Abstract:Recent methods for zero-shot Human-Object Interaction (HOI) detection typically leverage the generalization ability of large Vision-Language Model (VLM), i.e., CLIP, on unseen categories, showing impressive results on various zero-shot settings. However, existing methods struggle to adapt CLIP representations for human-object pairs, as CLIP tends to overlook fine-grained information necessary for distinguishing interactions. To address this issue, we devise, LAIN, a novel zero-shot HOI detection framework enhancing the locality and interaction awareness of CLIP representations. The locality awareness, which involves capturing fine-grained details and the spatial structure of individual objects, is achieved by aggregating the information and spatial priors of adjacent neighborhood patches.

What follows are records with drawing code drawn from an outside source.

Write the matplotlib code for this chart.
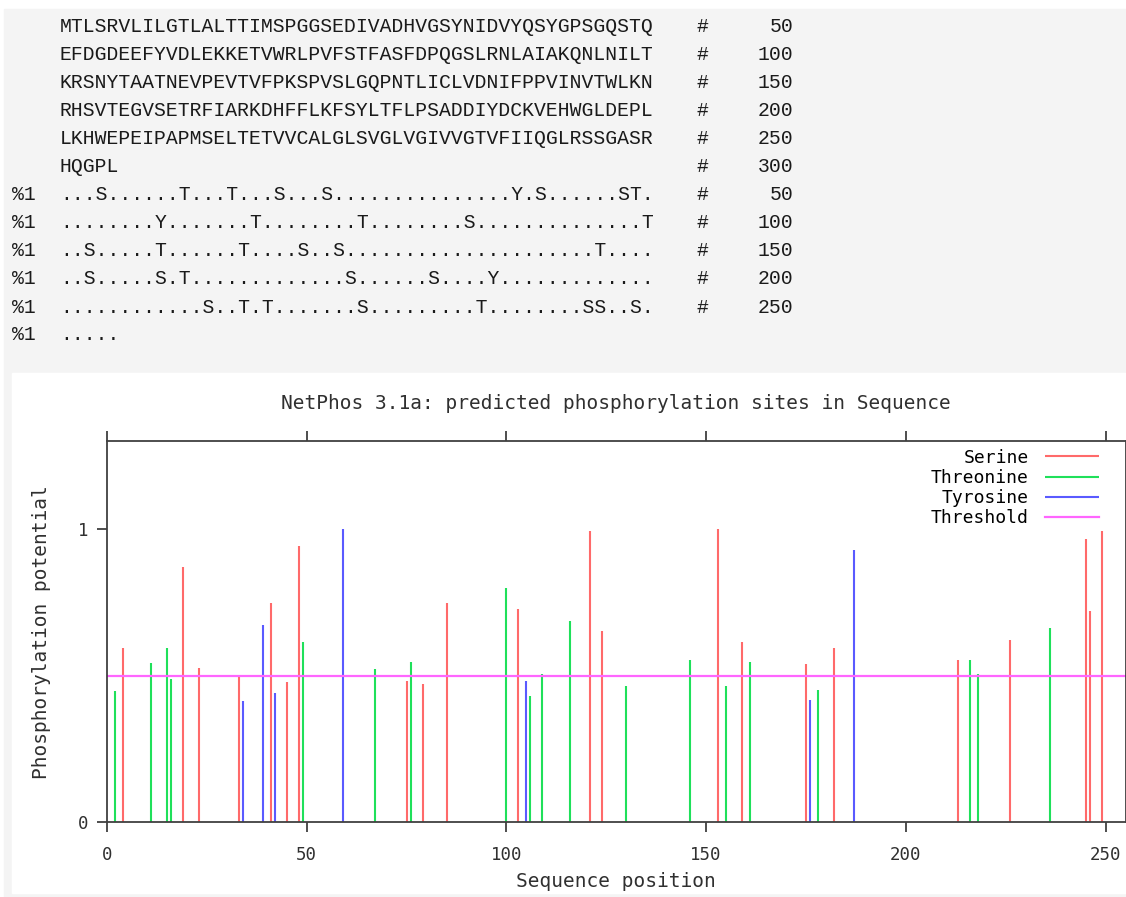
import matplotlib
matplotlib.use("Agg")
import matplotlib.pyplot as plt
from matplotlib.patches import Rectangle

# NetPhos 3.1a output: sequence, site lines and predicted scores

seq_lines = ["MTLSRVLILGTLALTTIMSPGGSEDIVADHVGSYNIDVYQSYGPSGQSTQ",
             "EFDGDEEFYVDLEKKETVWRLPVFSTFASFDPQGSLRNLAIAKQNLNILT",
             "KRSNYTAATNEVPEVTVFPKSPVSLGQPNTLICLVDNIFPPVINVTWLKN",
             "RHSVTEGVSETRFIARKDHFFLKFSYLTFLPSADDIYDCKVEHWGLDEPL",
             "LKHWEPEIPAPMSELTETVVCALGLSVGLVGIVVGTVFIIQGLRSSGASR",
             "HQGPL"]
seq_counts = ["50", "100", "150", "200", "250", "300"]

site_lines = ["..." + "S" + "." * 6 + "T" + "..." + "T" + "..." + "S" + "..." + "S" + "." * 15 + "Y.S" + "." * 6 + "ST.",
              "." * 8 + "Y" + "." * 7 + "T" + "." * 8 + "T" + "." * 8 + "S" + "." * 14 + "T",
              "..S" + "." * 5 + "T" + "." * 6 + "T" + "." * 4 + "S..S" + "." * 21 + "T" + "." * 4,
              "..S" + "." * 5 + "S.T" + "." * 13 + "S" + "." * 6 + "S" + "." * 4 + "Y" + "." * 13,
              "." * 12 + "S..T.T" + "." * 7 + "S" + "." * 9 + "T" + "." * 8 + "SS..S.",
              "....."]
site_counts = ["50", "100", "150", "200", "250", ""]

ser_pos = [4, 19, 23, 33, 41, 45, 48, 75, 79, 85, 103, 121, 124, 153, 159,
           175, 182, 213, 226, 245, 246, 249]
ser_score = [0.595, 0.869, 0.527, 0.498, 0.746, 0.480, 0.943, 0.481, 0.473,
             0.746, 0.726, 0.992, 0.651, 1.000, 0.614, 0.541, 0.595, 0.552,
             0.620, 0.966, 0.720, 0.992]

thr_pos = [2, 11, 15, 16, 49, 67, 76, 100, 106, 109, 116, 130, 146, 155,
           161, 178, 216, 218, 236]
thr_score = [0.447, 0.544, 0.595, 0.489, 0.614, 0.521, 0.546, 0.798, 0.432,
             0.505, 0.686, 0.466, 0.555, 0.464, 0.546, 0.452, 0.552, 0.507,
             0.664]

tyr_pos = [34, 39, 42, 59, 105, 176, 187]
tyr_score = [0.413, 0.673, 0.441, 1.000, 0.483, 0.418, 0.929]

threshold = 0.5
seq_length = 255

W, H = 1126, 897
mono = "DejaVu Sans Mono"
page_font = "Liberation Mono"


def fx(px):
    return px / W


def fy(py):
    return 1 - py / H


fig = plt.figure(figsize=(W / 100, H / 100), dpi=100, facecolor="white")

# page background and white plot panel (behind the axes)
fig.patches.append(Rectangle((fx(4), fy(897)), fx(1126) - fx(4), fy(9) - fy(897),
                             transform=fig.transFigure, color="#f4f4f4", zorder=-2))
fig.patches.append(Rectangle((fx(12), fy(893)), fx(1126) - fx(12), fy(373) - fy(893),
                             transform=fig.transFigure, color="white", zorder=-1))

# text block on top
for i, line in enumerate(seq_lines + site_lines):
    y = fy(27 + 28 * i)
    fig.text(fx(60), y, line, family=page_font, fontsize=14.2, color="#1a1a1a",
             va="center", ha="left")
    if i >= len(seq_lines):
        fig.text(fx(12), y, "%1", family=page_font, fontsize=14.2, color="#1a1a1a",
                 va="center", ha="left")
    count = (seq_counts + site_counts)[i]
    if count:
        fig.text(fx(702), y, "#", family=page_font, fontsize=14.2, color="#1a1a1a",
                 va="center", ha="center")
        fig.text(fx(793), y, count, family=page_font, fontsize=14.2, color="#1a1a1a",
                 va="center", ha="right")

# plot
ax = fig.add_axes([fx(107), fy(822.3), fx(1125.5) - fx(107), fy(441) - fy(822.3)])
ax.set_facecolor("white")

ax.vlines(ser_pos, 0, ser_score, colors="#ff6a6a", lw=1.5, label="Serine")
ax.vlines(thr_pos, 0, thr_score, colors="#1fe05a", lw=1.5, label="Threonine")
ax.vlines(tyr_pos, 0, tyr_score, colors="#5a5aff", lw=1.5, label="Tyrosine")
ax.axhline(threshold, color="#ff66ff", lw=1.6, label="Threshold")

ax.set_xlim(0, seq_length)
ax.set_ylim(0, 1.3)
ax.set_xticks([0, 50, 100, 150, 200, 250])
ax.set_yticks([0, 1])
ax.tick_params(direction="out", length=7, width=1.3, color="#404040",
               labelsize=12.5, labelcolor="#303030", top=True, right=True,
               labeltop=False, labelright=False)
ax.tick_params(axis="x", pad=10)
ax.tick_params(axis="y", pad=6.5)
for lab in ax.get_xticklabels() + ax.get_yticklabels():
    lab.set_family(mono)
for s in ax.spines.values():
    s.set_color("#404040")
    s.set_linewidth(1.3)

ax.set_title("NetPhos 3.1a: predicted phosphorylation sites in Sequence",
             family=mono, fontsize=14, color="#303030", pad=23)
ax.set_xlabel("Sequence position", family=mono, fontsize=14, color="#303030",
              labelpad=6)
ax.set_ylabel("Phosphorylation potential", family=mono, fontsize=14,
              color="#303030", labelpad=19)

leg = ax.legend(loc="upper right", bbox_to_anchor=(0.985, 1.008),
                markerfirst=False, frameon=False,
                prop={"family": mono, "size": 13}, handlelength=3.0,
                labelspacing=0.12, borderaxespad=0.2, handletextpad=0.9)

fig.savefig("out.png", dpi=100, facecolor="white")
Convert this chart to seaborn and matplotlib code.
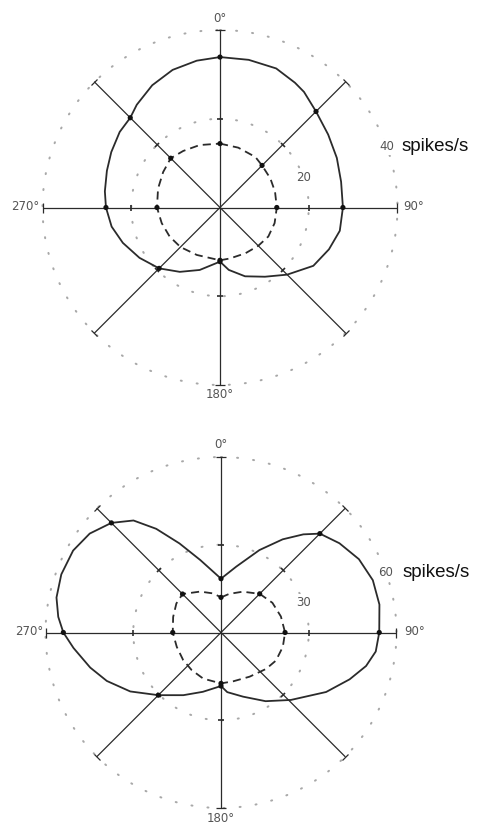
import numpy as np
import matplotlib
matplotlib.use("Agg")
import matplotlib.pyplot as plt
from matplotlib.markers import MarkerStyle
from matplotlib.transforms import Affine2D
import seaborn as sns

# ---------------------------------------------------------------------------
# Firing rate (spikes/s) against stimulus direction (deg, clockwise from 0°)
# ---------------------------------------------------------------------------
# upper diagram
top_solid_deg = [0, 11, 22, 31, 36, 45, 56, 67, 78, 90, 101, 111, 122, 135,
                 147, 160, 172, 180, 198, 212, 225, 238, 250, 260, 270, 278,
                 288, 297, 307, 315, 321, 331, 341, 351]
top_solid_rate = [33.9, 33.9, 33.8, 32.8, 32.2, 30.6, 29.4, 28.6, 27.9, 27.7,
                  27.5, 26.3, 24.8, 21.4, 18.6, 16.5, 14.2, 12.2, 14.8, 17.1,
                  19.4, 21.4, 23.3, 24.8, 25.7, 26.2, 26.8, 27.5, 28.3, 28.6,
                  29.8, 31.5, 32.8, 33.5]
top_dashed_deg = [0, 17, 35, 45, 60, 74, 90, 106, 121, 135, 151, 169, 180,
                  206, 225, 240, 255, 270, 287, 302, 315, 327, 342]
top_dashed_rate = [14.4, 14.1, 13.9, 13.4, 13.1, 12.9, 12.8, 12.8, 12.7, 12.2,
                   11.8, 11.7, 11.9, 11.9, 12.6, 13.1, 13.6, 14.2, 14.6, 15.1,
                   15.7, 15.2, 14.8]
top_solid_marked = [0, 45, 90, 180, 225, 270, 315]
top_dashed_marked = [0, 45, 90, 180, 270, 315]
top_rings = [20, 40]

# lower diagram
bottom_solid_deg = [0, 13, 25, 33.5, 40, 45, 53, 62, 71, 80, 90, 97, 103, 110,
                    119.5, 134, 147, 161, 174, 180, 197, 211, 225, 237, 247,
                    255, 264, 270, 275.5, 282, 290, 299, 307, 315, 322, 328,
                    335, 344]
bottom_solid_rate = [18.4, 23.1, 31.1, 38.2, 43.8, 47.8, 50.7, 53.4, 54.9,
                     55.0, 54.1, 53.3, 50.9, 46.8, 41.3, 33.2, 28.0, 23.2,
                     20.5, 18.3, 21.2, 25.0, 30.3, 37.0, 42.4, 46.3, 50.7,
                     53.9, 55.9, 57.5, 58.1, 57.8, 56.2, 53.0, 48.6, 41.8,
                     33.6, 25.8]
bottom_dashed_deg = [0, 12, 28, 45, 60, 75, 90, 103, 117, 129, 147, 166, 180,
                     201, 218, 234, 252, 270, 288, 303, 315, 333, 349]
bottom_dashed_rate = [12.0, 13.5, 15.8, 18.7, 20.3, 21.2, 21.9, 21.7, 21.1,
                      19.8, 18.0, 17.2, 17.4, 16.9, 16.3, 16.0, 15.9, 16.5,
                      17.2, 18.2, 18.6, 15.7, 13.6]
bottom_solid_marked = [0, 45, 90, 180, 225, 270, 315]
bottom_dashed_marked = [0, 45, 90, 180, 270, 315]
bottom_rings = [30, 60]

axis_deg = [0, 45, 90, 135, 180, 225, 270, 315]
cardinal_deg = [0, 90, 180, 270]
cardinal_labels = ["0°", "90°", "180°", "270°"]
ring_label_deg = 70
unit_label = "spikes/s"

INK = "#2b2b2b"
GREY = "#555555"
DOTS = "#a8a8a8"

sns.set_style("white")
plt.rcParams["font.family"] = ["DejaVu Sans"]


def closed(deg, rate):
    th = np.deg2rad(np.r_[deg, deg[0] + 360])
    r = np.r_[rate, rate[0]]
    return th, r


def tick_marker(a):
    # short bar perpendicular to the ray at compass angle a
    return MarkerStyle("|", transform=Affine2D().rotate_deg(90 - a))


def draw_panel(ax, solid_deg, solid_rate, dashed_deg, dashed_rate,
               solid_marked, dashed_marked, rings, label_pad):
    R = rings[-1]
    ax.set_theta_zero_location("N")
    ax.set_theta_direction(-1)
    ax.axis("off")

    # dotted reference circles
    circ = np.linspace(0, 2 * np.pi, 500)
    for ring in rings:
        ax.plot(circ, np.full_like(circ, ring), ls=(0, (0.5, 7.5)), lw=1.45,
                color=DOTS, dash_capstyle="round", clip_on=False, zorder=1)

    # eight direction axes with end caps and mid ticks
    for a in axis_deg:
        t = np.deg2rad(a)
        ax.plot([t, t], [0, R], color=INK, lw=0.9, clip_on=False, zorder=2)
        ax.plot([t], [R], marker=tick_marker(a), ms=7, mew=0.9, color=INK,
                clip_on=False, zorder=2)
        ax.plot([t], [rings[0]], marker=tick_marker(a), ms=5, mew=1.2,
                color=INK, clip_on=False, zorder=2)

    # direction labels
    offs = {0: (0, label_pad[0], "center", "center"),
            90: (label_pad[1], 1, "left", "center"),
            180: (0, -label_pad[2], "center", "center"),
            270: (-label_pad[3], 1, "right", "center")}
    for a, lab in zip(cardinal_deg, cardinal_labels):
        dx, dy, ha, va = offs[a]
        ax.annotate(lab, xy=(np.deg2rad(a), R), xytext=(dx, dy),
                    textcoords="offset pixels", ha=ha, va=va, fontsize=8.5,
                    color=GREY, annotation_clip=False)

    # ring values
    for ring in rings:
        ax.text(np.deg2rad(ring_label_deg), ring, str(ring), ha="center",
                va="center", fontsize=8.5, color=GREY, zorder=3,
                bbox=dict(boxstyle="square,pad=0.15", fc="white", ec="none"))
    ax.annotate(unit_label, xy=(np.deg2rad(ring_label_deg), R),
                xytext=(label_pad[4], 0), textcoords="offset pixels",
                ha="left", va="center", fontsize=13.5, color="#111111",
                family=["Liberation Sans", "DejaVu Sans"],
                annotation_clip=False)

    # response curves
    th, r = closed(solid_deg, solid_rate)
    sns.lineplot(x=th, y=r, ax=ax, sort=False, estimator=None, color=INK,
                 lw=1.3, legend=False, clip_on=False, zorder=4)
    th, r = closed(dashed_deg, dashed_rate)
    sns.lineplot(x=th, y=r, ax=ax, sort=False, estimator=None, color=INK,
                 lw=1.3, linestyle=(0, (4.5, 2.8)), legend=False,
                 clip_on=False, zorder=4)

    # measured points on the axes
    for deg, rate, marked in ((solid_deg, solid_rate, solid_marked),
                              (dashed_deg, dashed_rate, dashed_marked)):
        sel = [i for i, d in enumerate(deg) if d in marked]
        sns.scatterplot(x=np.deg2rad([deg[i] for i in sel]),
                        y=[rate[i] for i in sel], ax=ax, color="#111111",
                        s=14, edgecolor="none", legend=False, zorder=5,
                        clip_on=False)

    ax.set_ylim(0, R)
    ax.set_xlabel("")
    ax.set_ylabel("")


W, H = 481, 826
fig = plt.figure(figsize=(W / 100, H / 100), dpi=100)
fig.patch.set_facecolor("white")

# upper panel: centre (220, 207.5) px, outer radius 177.5 px
cx, cy, rad = 220, 207.5, 177.5
ax1 = fig.add_axes([(cx - rad) / W, 1 - (cy + rad) / H, 2 * rad / W,
                    2 * rad / H], projection="polar")
draw_panel(ax1, top_solid_deg, top_solid_rate, top_dashed_deg,
           top_dashed_rate, top_solid_marked, top_dashed_marked, top_rings,
           label_pad=(11, 6, 9, 3, 15))

# lower panel: centre (221, 632.5) px, outer radius 175.5 px
cx, cy, rad = 221, 632.5, 175.5
ax2 = fig.add_axes([(cx - rad) / W, 1 - (cy + rad) / H, 2 * rad / W,
                    2 * rad / H], projection="polar")
draw_panel(ax2, bottom_solid_deg, bottom_solid_rate, bottom_dashed_deg,
           bottom_dashed_rate, bottom_solid_marked, bottom_dashed_marked,
           bottom_rings, label_pad=(12, 8, 11, 2, 17))

fig.savefig("out.png", dpi=100, facecolor="white")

The interaction awareness, which involves identifying whether and how a human is interacting with an object, is achieved by capturing the interaction pattern between the human and the object. By infusing locality and interaction awareness into CLIP representation, LAIN captures detailed information about the human-object pairs. Our extensive experiments on existing benchmarks show that LAIN outperforms previous methods on various zero-shot settings, demonstrating the importance of locality and interaction awareness for effective zero-shot HOI detection.